植物園なので、もちろん勝手に触るひとはいないとおもうんだけど、触れたり食べたりしなければ大丈夫なので安心して見学していただきたい。
でも、しれっと「有毒植物」って書いてあるとちょっと身構えちゃうな……!!
温室に入ろう
「いやー、たのしかった。満喫しました」
「まだ温室が残ってますよ。せっかくだから見に行きましょう。」
「ボリュームがすごい。これでタダなのが信じられない……!」
暖房室は青いケシのあった冷房室とおなじ建物のなかにある。
このなかにもいろんなめずらしい植物があるので、行くことがあったらぜひとも覗いてみてほしい。

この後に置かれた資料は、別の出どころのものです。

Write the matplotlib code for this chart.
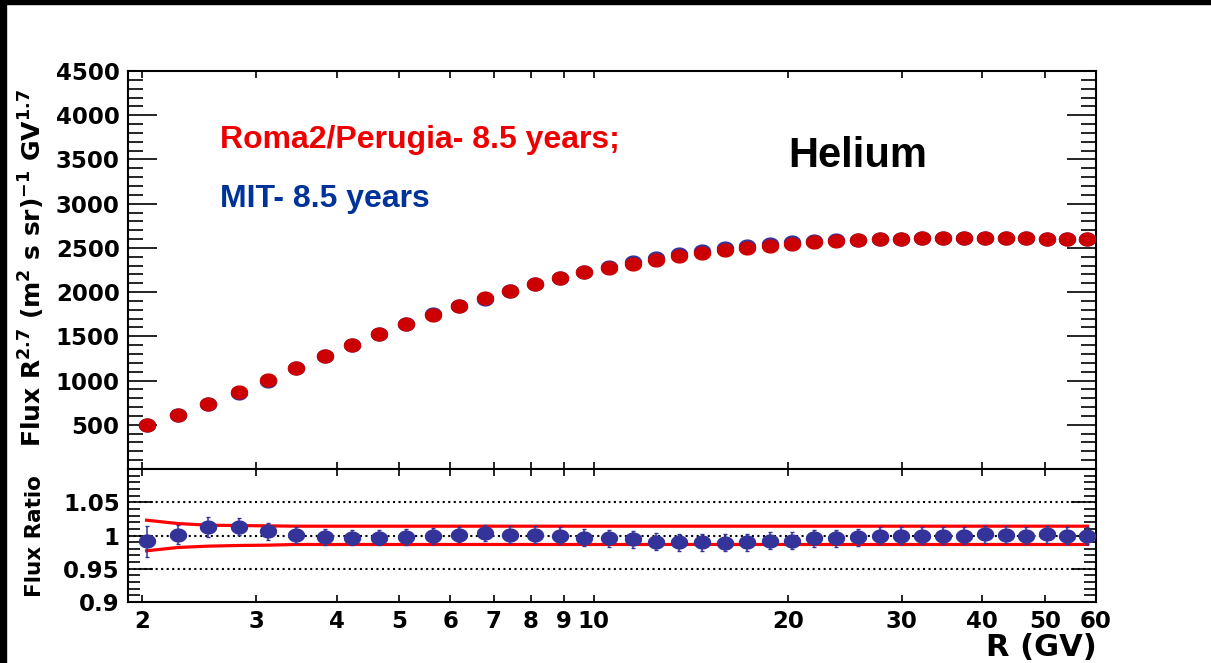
"""Helium flux R^2.7 comparison: Roma2/Perugia vs MIT, with flux ratio panel."""

import numpy as np
import matplotlib
matplotlib.use("Agg")
import matplotlib.pyplot as plt
from matplotlib.patches import Rectangle
from matplotlib.ticker import FixedLocator, FixedFormatter, MultipleLocator, NullLocator

plt.rcParams["mathtext.fontset"] = "custom"
plt.rcParams["mathtext.rm"] = "DejaVu Sans:bold"
plt.rcParams["mathtext.default"] = "rm"

# rigidity bin centres (GV)
rigidity = [2.03, 2.27, 2.53, 2.82, 3.13, 3.46, 3.83, 4.22, 4.65, 5.12,
            5.63, 6.18, 6.78, 7.42, 8.12, 8.87, 9.68, 10.55, 11.5, 12.5,
            13.55, 14.7, 15.95, 17.3, 18.75, 20.3, 21.95, 23.75, 25.7, 27.75,
            29.95, 32.3, 34.8, 37.5, 40.4, 43.5, 46.8, 50.35, 54.15, 58.2]

# flux * R^2.7
roma_flux = [496, 616, 740, 871, 1006, 1141, 1273, 1401, 1523, 1639,
             1746, 1848, 1934, 2017, 2092, 2160, 2223, 2272, 2321, 2366,
             2408, 2441, 2471, 2498, 2524, 2546, 2565, 2580, 2588, 2599,
             2603, 2610, 2614, 2617, 2614, 2614, 2610, 2606, 2603, 2603]
mit_flux = [500, 615, 730, 859, 1000, 1140, 1276, 1405, 1528, 1642,
            1747, 1845, 1926, 2014, 2089, 2160, 2231, 2282, 2335, 2389,
            2432, 2466, 2498, 2523, 2544, 2567, 2575, 2590, 2594, 2600,
            2603, 2611, 2615, 2617, 2609, 2610, 2610, 2601, 2603, 2603]

# ratio Roma2/Perugia over MIT
flux_ratio = [0.991, 1.0015, 1.013, 1.0135, 1.0065, 1.001, 0.998, 0.997, 0.997, 0.998,
              0.9995, 1.0015, 1.004, 1.0015, 1.0015, 1.0, 0.9965, 0.9955, 0.994, 0.9905,
              0.990, 0.990, 0.989, 0.990, 0.992, 0.992, 0.996, 0.996, 0.9975, 0.9995,
              1.0, 0.9995, 0.9995, 1.0, 1.002, 1.0015, 1.0, 1.002, 1.0, 1.0]
ratio_err = [0.023, 0.014, 0.015, 0.013, 0.013, 0.012, 0.012, 0.012, 0.012, 0.012,
             0.012, 0.012, 0.012, 0.013, 0.013, 0.013, 0.013, 0.013, 0.013, 0.013,
             0.013, 0.013, 0.013, 0.013, 0.013, 0.013, 0.013, 0.013, 0.013, 0.013,
             0.013, 0.013, 0.013, 0.013, 0.013, 0.013, 0.013, 0.013, 0.013, 0.013]

# systematic band
band_upper = [1.023, 1.018, 1.0155, 1.015, 1.0145] + [1.014] * 35
band_lower = [0.977, 0.982, 0.984, 0.985, 0.9855] + [0.9865] * 35

x_ticks = [2, 3, 4, 5, 6, 7, 8, 9, 10, 20, 30, 40, 50, 60]
x_tick_labels = ["2", "3", "4", "5", "6", "7", "8", "9", "10", "20", "30", "40", "50", "60"]

RED = "#cc0000"
BLUE = "#333399"
TICK_FONT = {"family": "DejaVu Sans", "weight": "bold", "size": 16.5}

# slightly wide ellipse marker, like the ROOT canvas
t = np.linspace(0, 2 * np.pi, 60)
ellipse = np.column_stack([np.cos(t), 0.8 * np.sin(t)])

fig = plt.figure(figsize=(12.11, 6.63), dpi=100)
ax1 = fig.add_axes([0.1057, 0.2926, 0.7993, 0.6003])
ax2 = fig.add_axes([0.1057, 0.0920, 0.7993, 0.2006])

# top panel
ax1.plot(rigidity, mit_flux, ls="none", marker=ellipse, ms=11.5, color=BLUE, zorder=3)
ax1.plot(rigidity, roma_flux, ls="none", marker=ellipse, ms=11.5, color=RED, zorder=4)
ax1.set_xscale("log")
ax1.set_xlim(1.9, 60)
ax1.set_ylim(0, 4500)
ax1.yaxis.set_major_locator(FixedLocator([500, 1000, 1500, 2000, 2500, 3000, 3500, 4000, 4500]))
ax1.yaxis.set_minor_locator(MultipleLocator(100))
ax1.xaxis.set_major_locator(FixedLocator(x_ticks))
ax1.xaxis.set_minor_locator(NullLocator())
ax1.set_xticklabels([])

# bottom panel
for yv in [0.95, 1.0, 1.05]:
    ax2.axhline(yv, color="black", ls=":", lw=1.5, zorder=1)
ax2.plot(rigidity, band_upper, color="red", lw=2.3, zorder=2)
ax2.plot(rigidity, band_lower, color="red", lw=2.3, zorder=2)
ax2.errorbar(rigidity, flux_ratio, yerr=ratio_err, ls="none", marker=ellipse, ms=11.5,
             color=BLUE, ecolor=BLUE, elinewidth=1.1, capsize=1.5, zorder=3)
ax2.set_xscale("log")
ax2.set_xlim(1.9, 60)
ax2.set_ylim(0.9, 1.1)
ax2.yaxis.set_major_locator(FixedLocator([0.9, 0.95, 1.0, 1.05, 1.1]))
ax2.yaxis.set_major_formatter(FixedFormatter(["0.9", "0.95", "1", "1.05", ""]))
ax2.yaxis.set_minor_locator(MultipleLocator(0.01))
ax2.xaxis.set_major_locator(FixedLocator(x_ticks))
ax2.xaxis.set_major_formatter(FixedFormatter(x_tick_labels))
ax2.xaxis.set_minor_locator(NullLocator())

for ax, ymaj, ymin in [(ax1, 21, 10.5), (ax2, 18, 8.5)]:
    ax.tick_params(which="both", direction="in", top=True, right=True, width=1.2)
    ax.tick_params(axis="x", which="major", length=5, pad=6)
    ax.tick_params(axis="y", which="major", length=ymaj, pad=6)
    ax.tick_params(axis="y", which="minor", length=ymin)
    for lab in ax.get_xticklabels() + ax.get_yticklabels():
        lab.set_fontproperties(TICK_FONT)
    for sp in ax.spines.values():
        sp.set_linewidth(1.5)

# axis titles
fig.text(0.026, 0.595, r"Flux R$^{2.7}$ (m$^{2}$ s sr)$^{-1}$ GV$^{1.7}$", rotation=90,
         ha="center", va="center", family="DejaVu Sans", weight="bold", size=18)
fig.text(0.029, 0.1916, "Flux Ratio", rotation=90, ha="center", va="center",
         family="DejaVu Sans", weight="bold", size=15.5)
fig.text(0.9058, 0.011, "R (GV)", ha="right", va="baseline",
         family="DejaVu Sans", weight="bold", size=22)

# legend-like texts
fig.text(0.1817, 0.7768, "Roma2/Perugia- 8.5 years;", color="#ee0000", va="baseline",
         family="Liberation Sans", weight="bold", size=23)
fig.text(0.1817, 0.6882, "MIT- 8.5 years", color="#003399", va="baseline",
         family="Liberation Sans", weight="bold", size=23)
fig.text(0.6507, 0.7486, "Helium", color="black", va="baseline",
         family="Liberation Sans", weight="bold", size=30)

# black frame strips on top and left edge
fig.add_artist(Rectangle((0, 1 - 4 / 663), 1, 4 / 663, transform=fig.transFigure,
                         color="black", zorder=10))
fig.add_artist(Rectangle((0, 0), 6 / 1211, 1, transform=fig.transFigure,
                         color="black", zorder=10))

fig.savefig("out.png", dpi=100)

アイスでは定番だけど、なにげに見たことのない「バニラ」。においがしないなーとおもっていたら、発酵熟成してはじめてあの香りが出るんだって。へぇー!!
バナナの木。実が成ってなかったのがざんねんだが、こちらも初めて見ることができた。バショウのなかまで、葉っぱのかたちがなるほど、それっぽい。
カカオの木もあった。チョコレートの原料になるのは完熟した実のなかにある種。種を取り出して数日間発酵させたものがカカオ豆なのだそうだ。

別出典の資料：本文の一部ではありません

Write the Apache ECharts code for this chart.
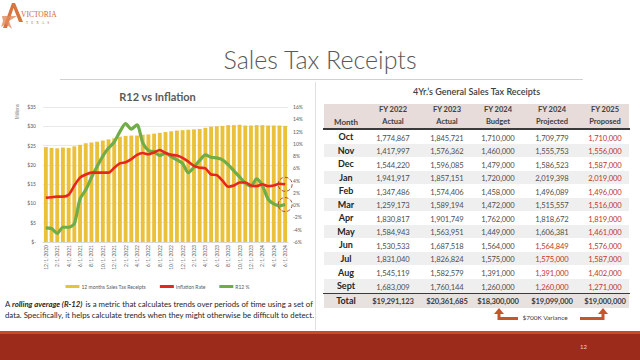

チョコレートの原料なのは有名な話だけど、座薬の基剤になっているとは知らなかった。いちいち説明書きが興味深くておもしろい。
温室のなかは寒さによわい植物が一緒になって育てられている。食用のものや薬草、はては毒草まで。
さまざまな植物が栽培されていた。
東京都薬用植物園はおもしろい
「いやー、たのしい。気付いたら3時間が過ぎてました。ご案内と解説どうもありがとうございます!」
「いえいえ。麻薬って言うとどうも誤解されやすいので、こちらこそお話ができてよかったです。読者のみなさんにも正しく使えば医療用麻薬は怖くないよ!主治医の先生と相談して使ってね!とお伝えしたいですね。」
「用量用法を守って正しく、ですね」
「あと、東京都薬用植物園自体もすごくおもしろいスポットなので、みなさまもぜひ遊びにきてください。私は毎年来ていて、今年で3回目になります」
「薬用植物園ガチ勢だ」
東京都薬用植物園の入場料は無料。予約も不要で、ふらっと遊びに来れるスポットなので、みなさまもぜひ遊びにきてみてはどうでしょう。
ケシの花を見れる5月上旬がいちばんの狙い目です。来年は、ぜひキミの目で確かめてみてくれよなッ!!
あっ、なんだかコロコロコミックみたいな煽り文になってしまった。